Bill Bryson
Perennial, 2001
254 pgs.
There are times where I have to struggle to get involved in a book, even books I have been looking forward to or books I end up falling in love with (the first and third entries in the Emperor series spring to mind here.) This book was not one of those; it grabbed me from the moment I opened it and quickly became difficult for me to put down, which may have contributed to more than one excessively late night of reading. As I finished the book I tried to remember if I had ever heard of Bill Bryson before, I have a pretty good memory for this sort of thing, and I could not recall having heard of him before. This surprised me as Bryson is exactly the sort of writer I enjoy reading; sarcastic and a bit full of himself without coming off as an egotistical ass.
This book chronicles the author’s journey across Europe during the winter and spring of 1990. His travels begin with a thirty-hour bus ride from Oslo to Hammerfest, arguably the northernmost city in the world. The purpose of this visit, in the depths of winter, is to see the Aurora Borealis because, lets face it, that far north in January there is not going to be too much else going on. He then returns home to England and begins planning his trip which begins in Paris. Bryson spends the rest of the book traveling throughout Europe, visiting recognizable places such as Rome and Amsterdam, and more obscure destinations such as Sofia and Liechtenstein, even visiting Yugoslavia before the Serbians turned into dicks and decided that Croats and Bosnians were only good for target practice. The journey ends with the author sitting in an open-air taverna in Istanbul, gazing across the Bosphorus at Asia momentarily debating whether he should continue his travels or return to hearth and home.

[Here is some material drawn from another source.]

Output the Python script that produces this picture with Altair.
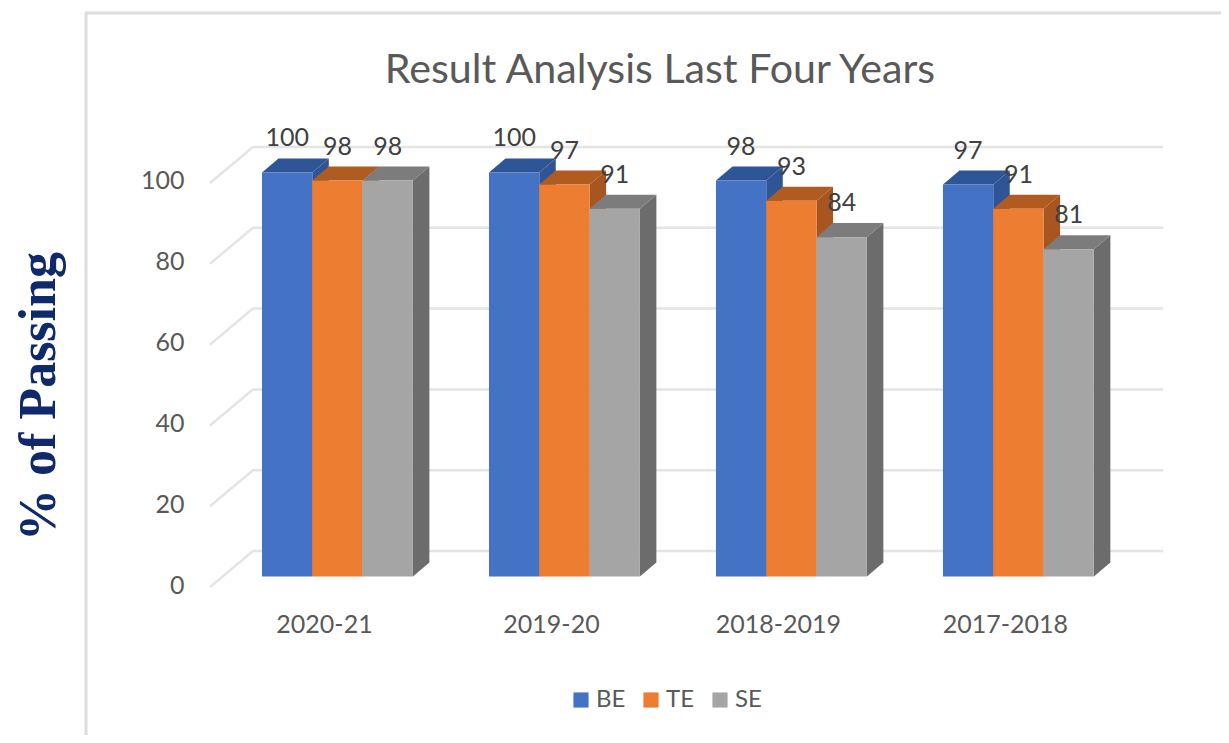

I picked up this book in a fit of searching for inspiration for a travel destination for later in the year, and if this is what you are looking for from this book then, as the kids say, your mileage may vary, however if you are just looking for a very enjoyable read, then this is the book for you. The very first thing I noticed about Bryson, besides the fact that he is insane enough to travel in Norway in January, is that he is unabashedly American despite having lived in Britain for the better part of twenty years, which is refreshing these days. The stereotype of boorish American tourist is such that when I have been traveling I have had friends advise me to try and “blend in” with the locals as much as possible, because a six-foot-three white guy can really disappear in a crowd in Japan and South Korea. (Apparently I did it so well in Scotland I was accused of being Canadian, eh.) The second thing I noticed, and this is what convinced me I need to read the rest of his books, is he has a very sarcastic wit to him that, if you know me at all, will know I appreciate. It seemed like every page had little gems on it which I wanted to share with you. In fact I was compiling a list until I ran into these paragraphs in the chapter about his visit to Austria wherein he encounters then-president Dr. Kurt Waldheim:
A lot of people aren’t sure of the difference between the offices of chancellor and president in Austria, but it’s quite simple. The chancellor decides national policy and runs the country, while the president rounds up the Jews.
For readers unfamiliar with Waldheim’s “interesting” past Bryson quickly fills in a rough outline including the fact that Waldheim joined the Nazi Student Union two weeks after the declaration of Anschluss and rose to a rather high rank in the Nazi machine and supervised the removal of something on the order of 40,000 Jews from Thessaloniki. After filling the reader in Bryson then says:
Austrians should be proud of him and proud of themselves for having the courage to stand up to world opinion and elect a man of his caliber, overlooking the fact that he is a pathological liar, the he has been officially accused of war crimes, that he has a past so mired in mistruths that no one but he knows what he has done. It takes a special kind of people to stand behind a man like that.
“Damn,” I thought while reading that, “Way to tell ‘em Billy.” Then I paused for a moment and checked to make sure he was still talking about Austria and Waldheim.